Now a new system devised by researchers from MIT and Massachusetts General Hospital can efficiently search through hundreds of hours of video for events and visual features that correspond to a few training examples.
The researchers trained their system to recognize different stages of an operation, such as biopsy, tissue removal, stapling and wound cleansing. The technology is applicable to any analytical question that doctors deem worthwhile. The system could be trained to predict when particular medical instruments — such as additional staple cartridges — should be prepared for the surgeon’s use, or it could sound an alert if a surgeon encounters rare, aberrant anatomy.

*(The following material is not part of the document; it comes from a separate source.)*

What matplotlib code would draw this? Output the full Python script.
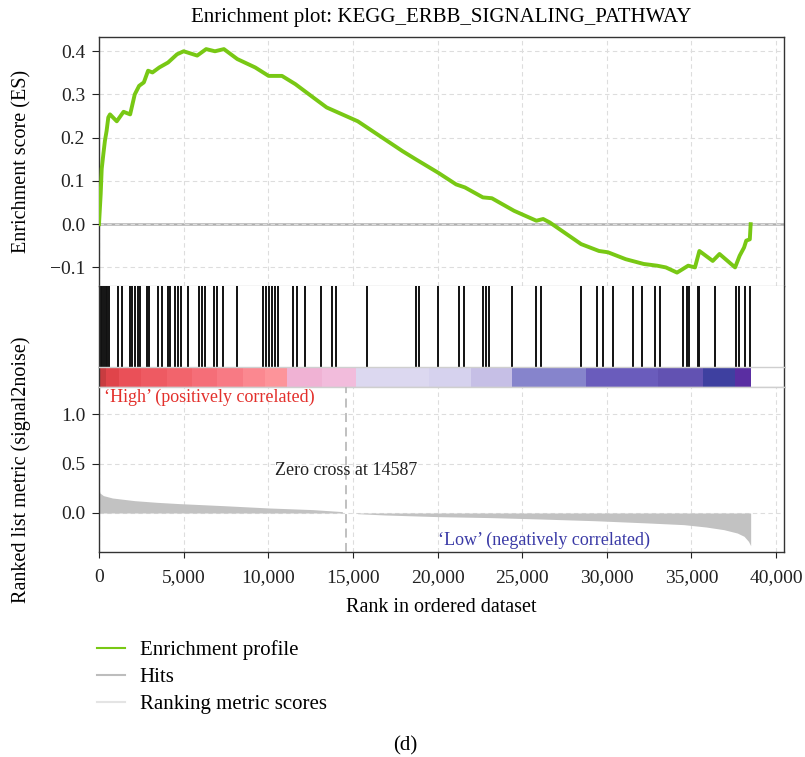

Previously, the team investigated “coresets,” or subsets of much larger data sets that preserve their salient statistical characteristics. These coresets have been used to perform tasks, such as deducing the topics of Wikipedia articles or recording the routes traversed by GPS-connected cars.
In this case, the coreset consists of a couple hundred or so short segments of video — just a few frames each. Each segment is selected because it offers a good approximation of the dozens or even hundreds of frames surrounding it. The coreset thus winnows a video file down to only about one-tenth its initial size, while still preserving most of its vital information.
For this research, surgeons identified seven distinct stages in a procedure for removing part of the stomach, and the researchers tagged the beginnings of each stage in eight laparoscopic videos. Those videos were used to train a machine-learning system, which was in turn applied to the coresets of four laparoscopic videos it hadn’t previously seen. For each short video snippet in the coresets, the system was able to assign it to the correct stage of surgery with 93 percent accuracy.